After reading Gross’ revelatory historical account, filmmaker Wladyslaw Pasikowski wrote and directed the “Aftermath,” based upon the story of the Jedwabne pogrom, which left him “feeling angry and helpless.”

The film is a phenomenal and powerful drama. As its title suggests, it is about life in such a town after its Christians slaughtered its Jews and proceeded to appropriate their homes and businesses.

In “Aftermath,” the Kalina brothers, whose family had been residents of the town for many generations, discovered Jewish tombstones that were being used to pave roadways within the town. In an attempt to salvage the honor of these deceased Jewish residents, one brother digs up as many of the headstones that he can find and places them together in an open field where he washes them down to reveal their Hebrew inscriptions. In doing so, the brothers are threatening to reveal the secret that the “peaceful” villagers have been trying to conceal for over 70 years. Thus they become the target of verbal abuse and assault by the locals.

The film ends tragically with the revelation that the brothers’ own family had been active participants in the massacre of their neighbors.

The book and the film precipitated considerable antisemitism in the Polish media. The film was banned in some Polish towns. The rightwing and antisemites accused the film of being part of a Jewish conspiracy to tarnish Poland’s reputation. Marciej Stuhr, the actor who played the younger brother who saved the tombstones, received death threats while at the same time winning the Polish Film Academy Award for Best Actor. He was the butt of significant abuse and was even accused of being a “Yid.” In an article by a prominent Polish newspaper, he was accused of being a “walking symbol of simplifying and manipulating history for the sake of commercial success.”

Ironically, at the same time, large portions of the Polish population not only praised the film, but welcomed it. Poland’s cultural minister at the time lauded the film, which was eventually awarded the Best Picture of the Year by the Polish Film Academy. Yet, the powers that be still did not designate the movie as its national nomination for the Academy Awards Best Foreign Language Film Award, with the thinking that it is one thing to honor the film internally and something quite different to bring it international acclaim and attention!

As to the reactions in Poland to the revelations of the 2001 publication “Neighbors,” an entity created by the Polish Parliament began investigating the Jedwabne Massacre.

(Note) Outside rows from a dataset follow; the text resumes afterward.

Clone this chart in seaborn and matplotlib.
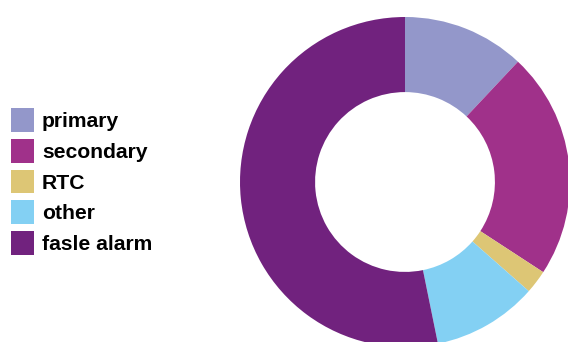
import matplotlib
matplotlib.use("Agg")
import matplotlib.pyplot as plt
import seaborn as sns
from matplotlib.patches import Patch

labels = ["primary", "secondary", "RTC", "other", "fasle alarm"]
values = [12.0, 22.2, 2.3, 10.3, 53.2]
colors = ["#9397CA", "#A0318A", "#DDC675", "#83D0F3", "#71227E"]

sns.set_theme(style="white")
plt.rcParams["font.family"] = ["Liberation Sans", "DejaVu Sans"]

W, H = 568, 342
fig = plt.figure(figsize=(W / 100, H / 100), dpi=100)
fig.patch.set_facecolor("white")

cx, cy, R = 405, 182, 165
ax = fig.add_axes([(cx - R) / W, (H - cy - R) / H, 2 * R / W, 2 * R / H])
ax.pie(values, colors=sns.color_palette(colors), startangle=90, counterclock=False,
       radius=1.0, wedgeprops=dict(width=0.455, linewidth=0, antialiased=True))
ax.set_xlim(-1, 1)
ax.set_ylim(-1, 1)
ax.set_aspect("equal")
ax.axis("off")
for p in ax.patches:
    p.set_clip_on(False)

handles = [Patch(facecolor=c, edgecolor="none") for c in colors]
fs = 15.2
leg = fig.legend(handles, labels, loc="upper left", bbox_to_anchor=(11 / W, 1 - 108 / H),
                 frameon=False, borderpad=0, borderaxespad=0,
                 prop=dict(family=["Liberation Sans", "DejaVu Sans"], weight="bold", size=fs),
                 handlelength=1.09, handleheight=1.36, handletextpad=0.38, labelspacing=0.33)
for t in leg.get_texts():
    t.set_color("black")

fig.savefig("out.png", dpi=100, facecolor="white")
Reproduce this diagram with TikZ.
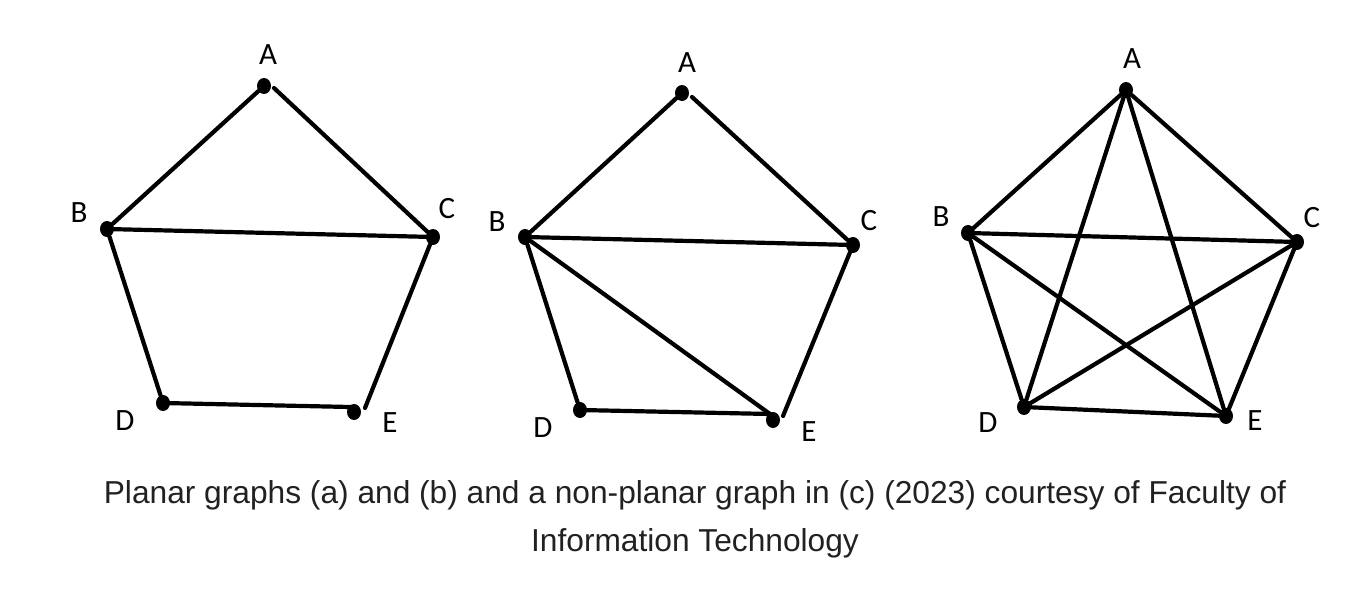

After three years, the case was closed because no living perpetrators could be identified. However, after a review of the 1949 judicial proceedings and a new investigation by a special prosecutor, a conclusion was drawn. “While the crime was inspired by the Germans, it was the Polish population that executed the atrocity… The perpetrators of these crimes were the Polish inhabitants of Jedwabne and the surrounding area.”

Despite this conclusion, antisemitism in Poland has increased as a result of “Neighbors” and “Aftermath.” Many Poles still maintain that not a single Pole was involved in the Jedwabne butchery. However, there was another reaction. Not long after the government report confirming that Poles carried out the Jedwabne Massacre as well as many other similar ones, the plaque that claimed that the Nazis had killed the Jews was removed. A few months later, on the 60th anniversary of the pogrom, a ceremony was held at the site of the barn. The President of Poland participated in the nationally televised event and formally apologized for the Jedwabne Pogrom and others like it. A new inscription was placed upon the plaque which read, “In memory of the Jews of Jedwabne and surrounding areas, men, women and children, fellow dwellers of this land, murdered and burned alive at this site on 10 July 1941.”